Este número, secreto y personal, es, por ejemplo, la llave de entrada al crédito de nuestra tarjeta

Jordi Soler

Algo va muy mal cuando uno de los elementos capitales de nuestra existencia responde al ridículo nombre de PIN. PIN, como usted bien sabrá, es el acrónimo, en inglés, de número de identificación personal (personal identification number). Este número, secreto y personal, es, por ejemplo, la llave de entrada al crédito de nuestra tarjeta, o la clave para transferir dinero de nuestra cuenta de banco, es decir, que puede ser, si nos descuidamos, la puerta a la ruina. Como suele suceder con las cosas importantes de la vida, el PIN nos ha ido imponiendo sus protocolos. Cuando se va a sacar dinero de un cajero automático, en la pantalla se nos recomienda que protejamos nuestro PIN y que lo tecleemos cuando estemos muy seguros de que nadie nos espía, lo cual entraña una modesta, e invariable, coreografía, que consiste en voltear a un lado y luego al otro antes de marcar los números en el teclado.

Pero este voltear a un lado y al otro hay que hacerlo de acuerdo con el protocolo del PIN, es decir, con cierto disimulo, porque quien lo hace sin disimular le está diciendo al de al lado que lo cree capaz de fisgonearle el número secreto. El momento se parece, y aquí es donde el protocolo toca la escatología, a ese en el que dos hombres, en mingitorios contiguos, se vigilan con disimulo para que a ninguno se le ocurra fisgonear en los asuntos del otro.

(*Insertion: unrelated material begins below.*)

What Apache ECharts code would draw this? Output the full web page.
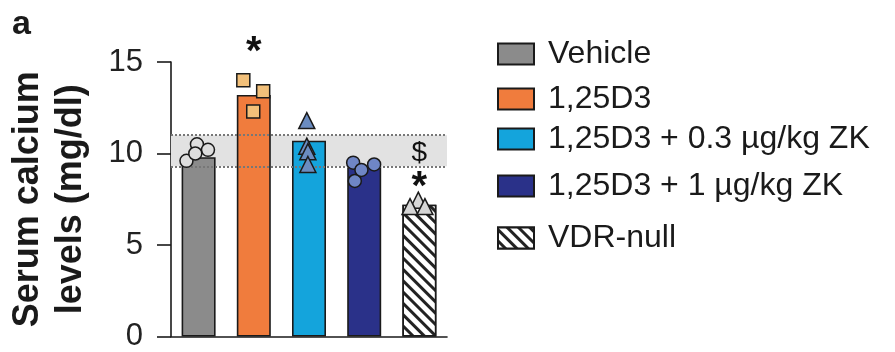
<!DOCTYPE html>
<html><head><meta charset="utf-8">
<script src="https://cdn.jsdelivr.net/npm/echarts@6/dist/echarts.min.js"></script>
<style>html,body{margin:0;padding:0;background:#fff}#c{width:895px;height:352px}</style>
</head><body><div id="c"></div>
<script>
// ---- data ----
const groups = ['Vehicle', '1,25D3', '1,25D3 + 0.3 \u00b5g/kg ZK', '1,25D3 + 1 \u00b5g/kg ZK', 'VDR-null'];
const barMeans = [9.8, 13.2, 10.7, 9.3, 7.2];
const ptsVehicle = [10.5, 10.2, 9.6, 10.0];
const ptsD3 = [14.0, 13.4, 12.3];
const ptsZK03 = [11.8, 10.4, 10.1, 9.4];
const ptsZK1 = [9.5, 9.4, 8.5, 9.1];
const ptsVDR = [7.45, 7.1, 7.1];
const normalRange = [9.3, 11.0];
const yTicks = [0, 5, 10, 15];
const annotations = [['*', 1, 16.0], ['$', 4, 10.0], ['*', 4, 8.6]];

// ---- layout / style ----
const jitter = [
  [-0.03, 0.17, -0.22, -0.06],
  [-0.19, 0.17, -0.01],
  [-0.04, -0.04, -0.02, -0.02],
  [-0.2, 0.18, -0.17, -0.05],
  [-0.02, -0.17, 0.1]
];
const points = [ptsVehicle, ptsD3, ptsZK03, ptsZK1, ptsVDR];
const barColors = ['#8b8b8b', '#f07c3d', '#14a4dc', '#2a3189', '#ffffff'];
const ptColors = ['#dedede', '#f2c07a', '#6b8cc0', '#6f86c6', '#d6d6d6'];
const ptSymbols = ['circle', 'rect', 'triangle', 'circle', 'triangle'];
const legendCenters = [54, 99, 139, 186, 238];
const FONT = 'Liberation Sans, Arial, Helvetica, sans-serif';
const ink = '#1a1a1a';

const chart = echarts.init(document.getElementById('c'), null, {renderer: 'canvas'});

const series = [];
// reference band (normal range)
series.push({
  type: 'line', data: [], z: 1, silent: true,
  markArea: {silent: true, itemStyle: {color: '#e2e2e2'}, data: [[{yAxis: normalRange[0]}, {yAxis: normalRange[1]}]]},
  markLine: {silent: true, symbol: 'none', label: {show: false},
    lineStyle: {color: '#777777', type: [2, 2], width: 2.2},
    data: [{yAxis: normalRange[0]}, {yAxis: normalRange[1]}]}
});
groups.forEach((g, i) => {
  const data = groups.map((_, j) => j === i ? barMeans[i] : '-');
  const s = {
    name: g, type: 'bar', stack: 'all', barWidth: 34, data: data, z: 3,
    itemStyle: {color: barColors[i], borderColor: ink, borderWidth: 1.6}
  };
  if (i === 4) {
    s.itemStyle.decal = {symbol: 'rect', symbolSize: 1, dashArrayX: [1, 0], dashArrayY: [2.2, 4.2], rotation: Math.PI / 4, color: '#222', backgroundColor: '#fff'};
  }
  series.push(s);
});
points.forEach((arr, i) => {
  series.push({
    type: 'scatter', xAxisIndex: 1, yAxisIndex: 0, z: 5, clip: false,
    symbol: ptSymbols[i], symbolSize: ptSymbols[i] === 'triangle' ? 16 : 13,
    itemStyle: {color: ptColors[i], borderColor: ink, borderWidth: 1.5, opacity: 1},
    data: arr.map((v, k) => [i + jitter[i][k], v])
  });
});
series.push({
  type: 'scatter', xAxisIndex: 1, z: 6, clip: false, symbol: 'circle', symbolSize: 2,
  itemStyle: {color: 'rgba(255,255,255,0)'},
  label: {show: true, position: 'inside', color: '#111', opacity: 1, fontFamily: FONT, textBorderWidth: 0, formatter: p => p.name},
  data: annotations.map(a => ({value: [a[1], a[2]], name: a[0],
    label: {color: '#111', fontSize: a[0] === '*' ? 40 : 28, fontWeight: a[0] === '*' ? 'bold' : 'normal', offset: a[0] === '*' ? [0, 9] : [0, 0]}}))
});

const legends = groups.map((g, i) => ({
  data: [g], left: 497, top: legendCenters[i] - 16, orient: 'vertical', icon: 'rect',
  itemWidth: 36, itemHeight: 21, selectedMode: false, padding: 0,
  textStyle: {fontFamily: FONT, fontSize: 32, color: ink, lineHeight: 32, padding: [0, 0, 0, 9]}
}));

chart.setOption({
  animation: false,
  title: {text: 'a', left: 12, top: 8, padding: 0, textStyle: {fontFamily: FONT, fontSize: 34, fontWeight: 'bold', color: ink}},
  legend: legends,
  grid: {left: 171, right: 448, top: 62, bottom: 12},
  xAxis: [
    {type: 'category', data: groups, axisLine: {onZero: false, lineStyle: {color: ink, width: 1.6}}, axisTick: {show: false}, axisLabel: {show: false}},
    {type: 'value', min: -0.5, max: 4.5, show: false}
  ],
  yAxis: {
    type: 'value', min: 0, max: 15, interval: 5,
    name: 'Serum calcium\nlevels (mg/dl)', nameLocation: 'middle', nameRotate: 90, nameGap: 78,
    nameTextStyle: {fontFamily: FONT, fontSize: 36, fontWeight: 'bold', color: ink, lineHeight: 43},
    axisLine: {show: true, onZero: false, lineStyle: {color: ink, width: 1.6}},
    axisTick: {show: true, length: 14, lineStyle: {color: ink, width: 1.6}},
    axisLabel: {fontFamily: FONT, fontSize: 31, color: '#222', margin: 28,
      formatter: v => yTicks.includes(v) ? String(v) : ''},
    splitLine: {show: false}
  },
  series: series
});
</script></body></html>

Pero este protocolo se ha desfigurado con la irrupción de las terminales inalámbricas que lleva hoy el camarero a la mesa, para que el cliente pague la cuenta tecleando su PIN. En cuanto el que paga va a teclear, el camarero ejecuta una ostentosa torsión, mira para otro lado, y lo mismo hacen quienes lo acompañan en la mesa, para que esté seguro de que nadie va a fisgonearle el PIN.